In his presentation, RH2 Consultant Dan Ervin answered recent claims that the city aims to pollute the groundwater aquifer through a storm water runoff system. He gave the council a comprehensive description of the history of the Lower Reid Infiltration Gallery and the process the storm water goes through as it is drained into the lower Issaquah Valley aquifer.
Ervin detailed how resuming infiltration into the aquifer would be the continuation of state Department of Ecology monitoring that falls in line with all of the regulations necessitated by the department’s standards.
The Sammamish Sewer and Water District has said the Department of Ecology’s imminent reauthorization of the city to infiltrate storm water from the Issaquah Highlands into the aquifer below would mean adding heavy metals and fecal coliform into the district’s resource wells.
Ervin said the infiltration gallery, originally built in 1964 and purchased by developer Port Blakely along with the land that would become the highlands, was designed to withstand the runoff that would come with building out the land.
“There was every reason to believe that this was an area that had the ability to assimilate lots of dirty storm water,” Ervin said. He then explained official hesitation about the quantity and quality of storm water infiltrated into the ground, which ultimately led to a termination of the infiltration gallery’s operation. “The Department of Ecology became concerned about the ability of the vadose zone to remove contaminants. So, they began intensive and extensive monitoring to measure storm water and groundwater.”
A vadose zone is the layer of sand and soil that filters out contaminants as gravity takes water through it.

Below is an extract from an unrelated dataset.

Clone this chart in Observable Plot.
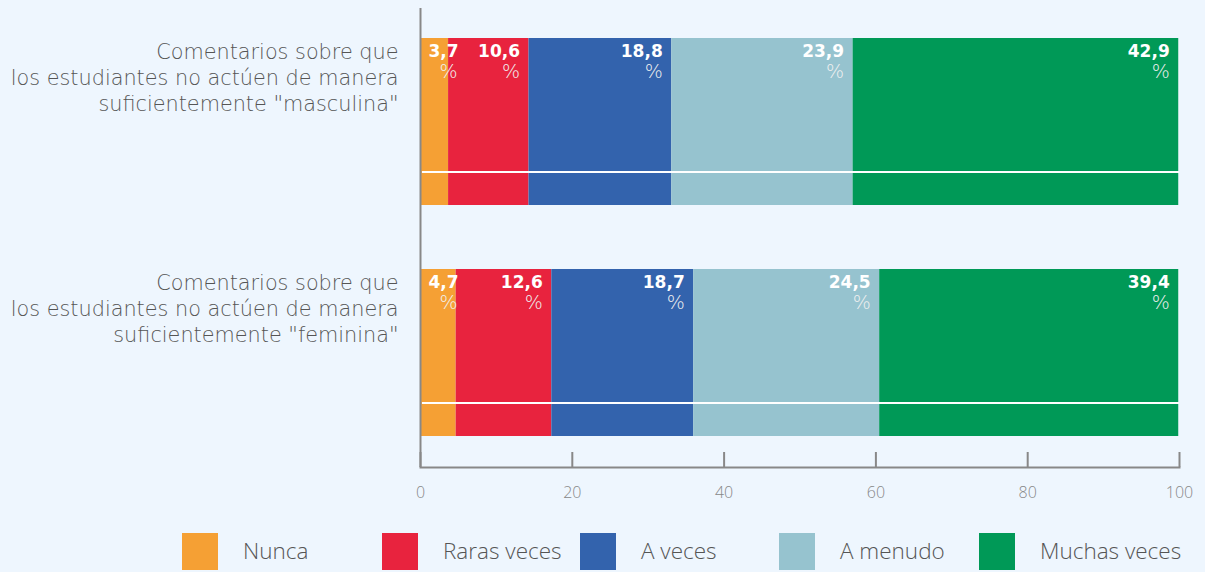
<!DOCTYPE html>
<html>
<head>
<meta charset="utf-8">
<script src="https://cdn.jsdelivr.net/npm/d3@7"></script>
<script src="https://cdn.jsdelivr.net/npm/@observablehq/plot@0.6"></script>
<style>
  html, body { margin: 0; padding: 0; background: #eef6fe; }
  body { width: 1205px; height: 572px; overflow: hidden; position: relative; font-family: "Open Sans", Lato, sans-serif; }
  #chart svg { display: block; background: #eef6fe; }
  #legend { position: absolute; left: 0; top: 533px; width: 1205px; height: 37px; }
  .item { position: absolute; top: 0; height: 37px; display: flex; align-items: center; }
  .sw { width: 36px; height: 37px; }
  .lab { margin-left: 25px; margin-top: -3px; font-family: "Open Sans", sans-serif; font-weight: 300; font-size: 22.5px; color: #555; }
</style>
</head>
<body>
<div id="chart"></div>
<div id="legend"></div>
<script>
const categories = [
  "Comentarios sobre que\nlos estudiantes no actúen de manera\nsuficientemente \"masculina\"",
  "Comentarios sobre que\nlos estudiantes no actúen de manera\nsuficientemente \"feminina\""
];
const responses = ["Nunca", "Raras veces", "A veces", "A menudo", "Muchas veces"];
const colors = ["#f5a034", "#e8233e", "#3363ad", "#96c3cf", "#009957"];
const masculina = [3.7, 10.6, 18.8, 23.9, 42.9];
const feminina = [4.7, 12.6, 18.7, 24.5, 39.4];
const xTicks = [0, 20, 40, 60, 80, 100];

const series = [masculina, feminina];
const data = [];
categories.forEach((c, ci) => {
  let acc = 0;
  responses.forEach((r, ri) => {
    const v = series[ci][ri];
    data.push({cat: c, resp: r, value: v, x1: acc, x2: acc + v, label: v.toFixed(1).replace(".", ",")});
    acc += v;
  });
});
const small = d => d.value < 6;
const numFont = "'DejaVu Sans', sans-serif";

const plot = Plot.plot({
  width: 1205,
  height: 510,
  marginLeft: 420,
  marginRight: 26,
  marginTop: 8,
  marginBottom: 43,
  style: {background: "#eef6fe"},
  x: {domain: [0, 100], ticks: xTicks},
  y: {domain: categories, paddingInner: 0.277, paddingOuter: 0.132, axis: null},
  color: {domain: responses, range: colors},
  marks: [
    Plot.barX(data, {x1: "x1", x2: "x2", y: "cat", fill: "resp"}),
    Plot.barX(categories, {x1: () => 0.25, x2: () => 100, y: d => d, fill: "white", insetTop: 133, insetBottom: 32}),
    // value numbers
    Plot.text(data.filter(d => !small(d)), {x: "x2", y: "cat", text: "label", textAnchor: "end", dx: -9, dy: -70,
      fill: "white", fontWeight: "bold", fontSize: 17, fontFamily: numFont}),
    Plot.text(data.filter(small), {x: "x1", y: "cat", text: "label", textAnchor: "start", dx: 8, dy: -70,
      fill: "white", fontWeight: "bold", fontSize: 17, fontFamily: numFont}),
    // percent signs
    Plot.text(data.filter(d => !small(d)), {x: "x2", y: "cat", text: () => "%", textAnchor: "end", dx: -9, dy: -50,
      fill: "#f0f0f0", fontWeight: 200, fontSize: 19, fontFamily: numFont}),
    Plot.text(data.filter(small), {x: "x1", y: "cat", text: () => "%", textAnchor: "start", dx: 19, dy: -50,
      fill: "#f0f0f0", fontWeight: 200, fontSize: 19, fontFamily: numFont}),
    // category labels
    Plot.text(categories, {x: () => 0, y: d => d, text: d => d, textAnchor: "end", dx: -22, dy: -45,
      lineHeight: 1.25, fontSize: 20.8, fontWeight: 200, fill: "#555", fontFamily: "'DejaVu Sans', sans-serif"}),
    Plot.ruleX([0], {stroke: "#888", strokeWidth: 2}),
    Plot.frame({anchor: "bottom", stroke: "#888", strokeWidth: 2}),
    Plot.axisX({ticks: xTicks, tickSize: -15, tickFormat: () => "", stroke: "#888", strokeWidth: 2}),
    Plot.axisX({ticks: xTicks, tickSize: 0, tickPadding: 19, fontSize: 16, fill: "#888", fontWeight: 300,
      fontFamily: "'Open Sans', sans-serif"})
  ]
});
document.getElementById("chart").appendChild(plot);

const legendLeft = [182, 382, 580, 779, 979];
const legend = document.getElementById("legend");
responses.forEach((r, i) => {
  const item = document.createElement("div");
  item.className = "item";
  item.style.left = legendLeft[i] + "px";
  const sw = document.createElement("div");
  sw.className = "sw";
  sw.style.background = colors[i];
  const lab = document.createElement("span");
  lab.className = "lab";
  lab.textContent = r;
  item.appendChild(sw);
  item.appendChild(lab);
  legend.appendChild(item);
});
</script>
</body>
</html>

He said that after years of monitoring the groundwater in the aquifer, the Department of Ecology wanted to continue operation and testing with reduced input from the infiltration gallery.
“What’s going to happen next is not that we will begin operating the gallery. What’s next is that we enter the second phase of monitoring. We will infiltrate water and monitor the vadose zone and its ability to remove contaminants,” Ervin said, adding that the Department of Ecology and RH2 believe that the water will be suitable to enter the aquifer. “This will simply be another monitoring phase where we check to see if our assumptions of the vadose zone are accurate. If not, we will be asked for further treatment or to stop infiltration.”
Only Council President Fred Butler made any statement after Ervin finished his presentation.
“We’re working closely with the Department of Ecology and they’re the ones really driving the train on this,” Butler said. “This is based on rigid requirements and standards that either it works or it doesn’t work.”
Gail Twelves, a marketing consultant working with the Sammamish Sewer and Water District, raised some objections about Ervin’s presentation. She said that he misrepresented the threat to drinking water provided by the district. She said that the urban water is very different from construction waste and that it was the fecal coliform that shut down the infiltration gallery, which she believed Ervin downplayed in his presentation.
Additionally, she said that the city’s relationship with the Department of Ecology might not be as solid as he described.
“In fact, it took more than a year to get a meeting with Ecology to present the scientific facts that demonstrate the high risk of resuming injection,” she wrote in an email circulated to the press. “If fecal coliform entered the aquifer before, it’s highly likely it will again.”
Ervin finished his delivery to the council by saying that it is the state government’s responsibility to ultimately oversee the environmental impact.
“What’s important to remember is that the Department of Ecology is a partner in this process and legally obligated to perform this watchdog role,” Ervin said. “We’ve had to comply with standards that are higher than any other municipality, and there isn’t any reason that they won’t be successful in their due diligence.”